“Le parole falliscono, ci sono momenti in cui anche loro falliscono.”(Samuel Beckett)
English version at the link:The language of silent things
A volte mi diverto a fare un gioco di accostamento, giustapposizione e dialogo su di un determinato tema, tra i miei scrittori e intellettuali preferiti. Mi diverto male, ne sono consapevole, ma evidentemente ognuno ha i piaceri - o le perversioni - che si merita.
Qui di seguito ho messo confronto le parole di due autori austriaci tratte da due loro famose opere: il filosofo Ludwig Wittgenstein, con il finale del suo Tractatus Logicus-Philosophicus, e il poeta e drammaturgo Hugo von Hofmannsthal, con la toccante chiusura alla sua Lettera di Lord Chandos.
I temi salienti sono l’ineffabile, l’epifania del reale e il linguaggio alle soglie del silenzio. Per me, che sono poetessa, tale linguaggio è senza dubbio quello poetico, tuttavia è meraviglioso vedere come filosofia e letteratura possono essere due strumenti diversi ma complementari per tentare di narrare, cantare o esplorare l’insondabile, inafferrabile Mistero della stessa Vita.
Qui di seguito il link al video con la lettura del testo e poi il testo stesso.
Video su Youtube: Duetto tra Wittgenstein e Hofmannsthal
Duetto:
Wittgenstein: Noi sentiamo che, anche se si dà risposta a tutte le domande scientifiche possibili, i problemi della nostra vita non risultano ancora neanche toccati. Certo non rimane allora proprio nessuna domanda; e proprio questa è la risposta.
Hofmannsthal : In tali momenti una qualsiasi creatura insignificante, un cane, un topo, un insetto, un melo intristito, una carrareccia che si snoda sulla collina, una pietra muscosa vengono a significare per me assai più dell’amante più bella e generosa nella più felice delle notti.

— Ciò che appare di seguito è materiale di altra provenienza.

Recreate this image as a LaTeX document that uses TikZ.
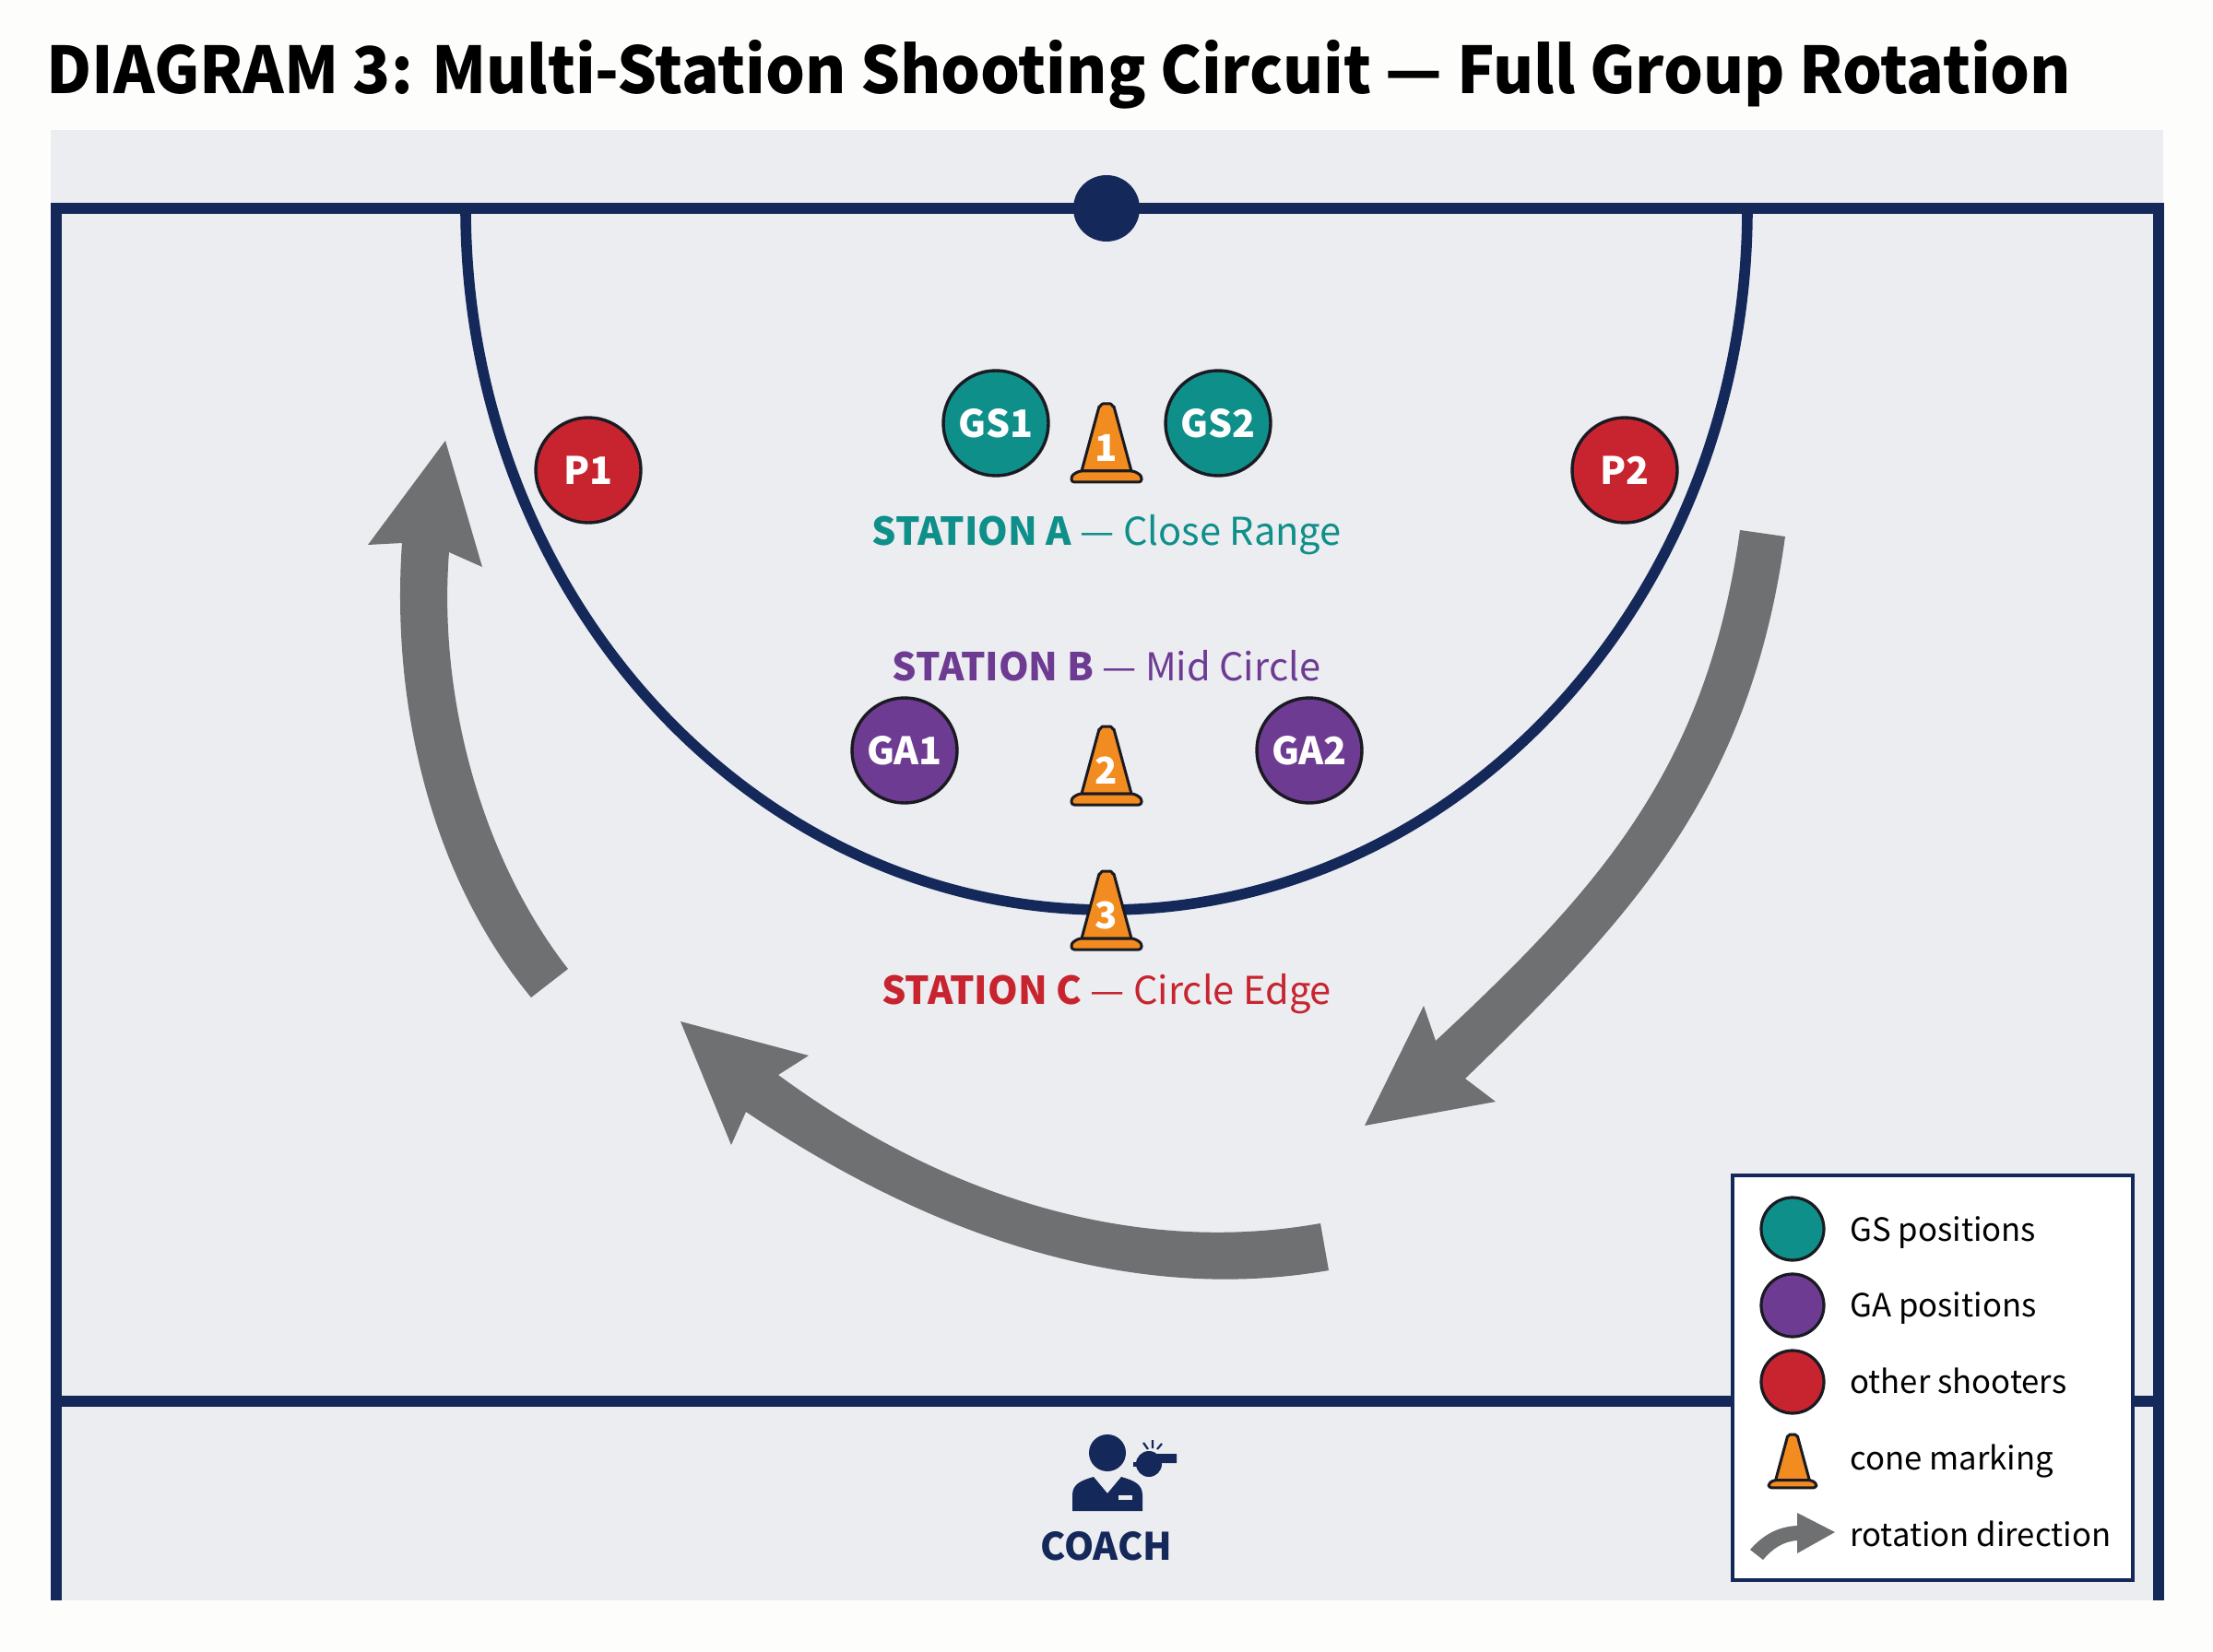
\documentclass[tikz,border=0pt]{standalone}
\usepackage{fontspec}
\setmainfont{Noto Sans CJK SC}
\newfontfamily\titlefont[FakeStretch=0.965]{Noto Sans CJK SC}
\usetikzlibrary{arrows.meta}
\definecolor{navy}{HTML}{14285A}
\definecolor{courtbg}{HTML}{ECEDF1}
\definecolor{pagebg}{HTML}{FDFDFB}
\definecolor{tealc}{HTML}{0F8F8A}
\definecolor{purpc}{HTML}{6E3B93}
\definecolor{redc}{HTML}{C8242F}
\definecolor{orangec}{HTML}{F28C20}
\definecolor{grayc}{HTML}{6F7072}
\definecolor{inkc}{HTML}{1A1A22}
\tikzset{
  x=0.5pt,y=-0.5pt,
  court/.style={draw=navy,line width=6pt},
  player/.style={circle,draw=inkc,line width=1.7pt,minimum size=57pt,inner sep=0pt,text=white,font=\fontsize{20.5}{20.5}\selectfont\bfseries},
  keydot/.style={circle,draw=inkc,line width=1.6pt,minimum size=34pt,inner sep=0pt},
  stationlabel/.style={font=\fontsize{20.8}{20.8}\selectfont,inner sep=0pt,anchor=base},
  keytext/.style={font=\fontsize{17.35}{17.35}\selectfont,text=black,anchor=base west,inner sep=0pt},
  rothead/.style={fill=grayc,draw=none},
  conefill/.style={fill=orangec,draw=inkc,line width=1.5pt,line join=round},
  conenum/.style={text=white,font=\fontsize{20}{20}\selectfont\bfseries,inner sep=0pt},
}
\newcommand{\conemark}[5]{% name, x, y, scale, number
  \begin{scope}[shift={(#2,#3)},scale=#4]
    \draw[conefill] (-8,3) to[out=-70,in=180] (-4,0) -- (4,0) to[out=0,in=-110] (8,3) -- (27,73) -- (-27,73) -- cycle;
    \draw[conefill,rounded corners=1.5pt] (-38,85) -- (-38,78) -- (-30,73) -- (30,73) -- (38,78) -- (38,85) -- cycle;
    \node[conenum] (#1) at (0,48) {#5};
  \end{scope}}
\begin{document}
\begin{tikzpicture}
\useasboundingbox (0,0) rectangle (2400,1792);
\fill[pagebg] (0,0) rectangle (2400,1792);
\node[anchor=base west,inner sep=0pt,font=\titlefont\fontsize{35}{35}\selectfont\bfseries,text=black] (title) at (50,102) {DIAGRAM 3: Multi-Station Shooting Circuit — Full Group Rotation};
\fill[courtbg] (55,141) rectangle (2346,1736);
% court lines
\draw[court] (61,1736) -- (61,226) -- (2341,226) -- (2341,1736);
\draw[court] (61,1520) -- (2341,1520);
\draw[draw=navy,line width=5.8pt] (505,226) arc[start angle=180,end angle=360,x radius=347.5pt,y radius=380.5pt];
\node[circle,fill=navy,minimum size=36pt,inner sep=0pt] (post) at (1200,226) {};
% rotation arrows
\fill[rothead] (1887,575) .. controls (1851,835) and (1733,965) .. (1557,1129)
  -- (1544,1091) -- (1480,1221) -- (1622,1195) -- (1589,1170)
  .. controls (1773,992) and (1898,857) .. (1936,582) -- cycle;
\fill[rothead] (1432,1327) .. controls (1235,1362) and (1029,1302) .. (844,1166)
  -- (877,1145) -- (738,1108) -- (793,1242) -- (809,1206)
  .. controls (1012,1343) and (1229,1415) .. (1441,1378) -- cycle;
\fill[rothead] (576,1082) .. controls (465,948) and (424,759) .. (436,589)
  -- (399,591) -- (483,478) -- (523,615) -- (487,599)
  .. controls (475,754) and (521,929) .. (616,1051) -- cycle;
% players
\node[player,fill=tealc] (GS1) at (1080,459) {GS1};
\node[player,fill=tealc] (GS2) at (1321,459) {GS2};
\node[player,fill=redc] (P1) at (638,510) {P1};
\node[player,fill=redc] (P2) at (1762,510) {P2};
\node[player,fill=purpc] (GA1) at (981,814) {GA1};
\node[player,fill=purpc] (GA2) at (1420,814) {GA2};
% cones
\conemark{cone1}{1200}{438}{1}{1}
\conemark{cone2}{1200}{788}{1}{2}
\conemark{cone3}{1200}{945}{1}{3}
% station labels
\node[stationlabel,text=tealc] (stA) at (1200,591) {\textbf{STATION A} — Close Range};
\node[stationlabel,text=purpc] (stB) at (1200,738) {\textbf{STATION B} — Mid Circle};
\node[stationlabel,text=redc] (stC) at (1200,1089) {\textbf{STATION C} — Circle Edge};
% coach
\fill[navy] (1201,1576) circle[radius=10pt];
\fill[navy] (1163,1639) -- (1163,1622) .. controls (1163,1610) and (1172,1606) .. (1186,1602) -- (1201,1620) -- (1216,1602) .. controls (1230,1606) and (1239,1610) .. (1239,1622) -- (1239,1639) -- cycle;
\fill[courtbg] (1213,1622) rectangle (1228,1627);
\fill[navy] (1246,1588) circle[radius=7pt];
\fill[navy] (1246,1577) -- (1276,1577) -- (1276,1587) -- (1256,1587) -- cycle;
\fill[navy] (1229,1586) rectangle (1236,1591);
\draw[navy,line width=1.1pt] (1240,1565) -- (1245,1572) (1250,1562) -- (1250,1571) (1260,1566) -- (1255,1572);
\node[anchor=base,inner sep=0pt,text=navy,font=\fontsize{20.5}{20.5}\selectfont\bfseries] (coach) at (1200,1692) {COACH};
% legend
\draw[draw=navy,line width=1.6pt,fill=white] (1879,1275) rectangle (2313,1714);
\node[keydot,fill=tealc] (k1) at (1944,1333) {};
\node[keydot,fill=purpc] (k2) at (1944,1416) {};
\node[keydot,fill=redc] (k3) at (1944,1499) {};
\conemark{k4}{1944}{1556}{0.68}{}
\fill[rothead] (1898,1681) .. controls (1912,1665) and (1928,1656) .. (1949,1655) -- (1949,1641) -- (1990,1662) -- (1949,1685) -- (1949,1671) .. controls (1934,1672) and (1922,1680) .. (1912,1692) -- cycle;
\node[keytext] (t1) at (2006,1346) {GS positions};
\node[keytext] (t2) at (2006,1428) {GA positions};
\node[keytext] (t3) at (2006,1511) {other shooters};
\node[keytext] (t4) at (2006,1594) {cone marking};
\node[keytext] (t5) at (2006,1677) {rotation direction};
\end{tikzpicture}
\end{document}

Queste creature mute, talvolta inanimate, si levano verso di me con una tale pienezza, una tale presenza d’amore, che il mio occhio allietato non riesce a scorgere intorno nulla che sia morto.
Wittgenstein: Vi è in effetti qualcosa di indicibile. Ciò si mostra, è il mistico.
H: Mi pare che tutto, tutto quello che c’è, tutto di cui mi sovviene, tutto quanto sfiorano i miei confusi pensieri, sia qualche cosa. Anche la pesantezza, la strana ottusità del mio cervello mi appare come una qualche cosa. Sento dentro di me e attorno a me una solleticante infinita rispondenza, e tra gli elementi che si contrappongono nel gioco non c’è alcuno in cui non sarei in condizione di trasfondermi. Mi sembra allora che il mio corpo sia fatto di pure cifre, che mi rivelano il segreto di ogni cosa. O che potremmo entrare in un nuovo significante rapporto con tutto il creato, se cominciassimo a pensare col cuore.
Wittgenstein: Le mie proposizioni chiarificano qualcosa perché colui che mi comprende le riconosce, alla fine, come insensate, quando egli attraverso esse – su di esse – le ha oltrepassate. (Egli deve per così dire gettar via la scala dopo averla usata per salire.)
Egli deve trascendere queste proposizioni, e allora vede il mondo correttamente.
Hofmannsthal: Ma quando questo strano incantamento mi abbandona, non sono capace di parlarne, e non saprei spiegare con parole sensate in cosa sia consistita questa armonia che compenetra me e il mondo intero e in qual modo mi si sia palesata, esattamente come non potrei precisare i moti delle mie viscere e i sussulti del mio sangue. […] perché la lingua in cui mi sarebbe dato non solo di scrivere, ma forse anche di pensare, non è il latino né l’inglese né l’italiano o lo spagnolo, ma una lingua di cui non una sola parola mi è nota, una lingua in cui mi parlano le cose mute, e in cui forse un giorno, nella tomba, mi troverò a rispondere a un giudice sconosciuto.
Wittgenstein:: su ciò di cui non si può parlare, occorre tacere.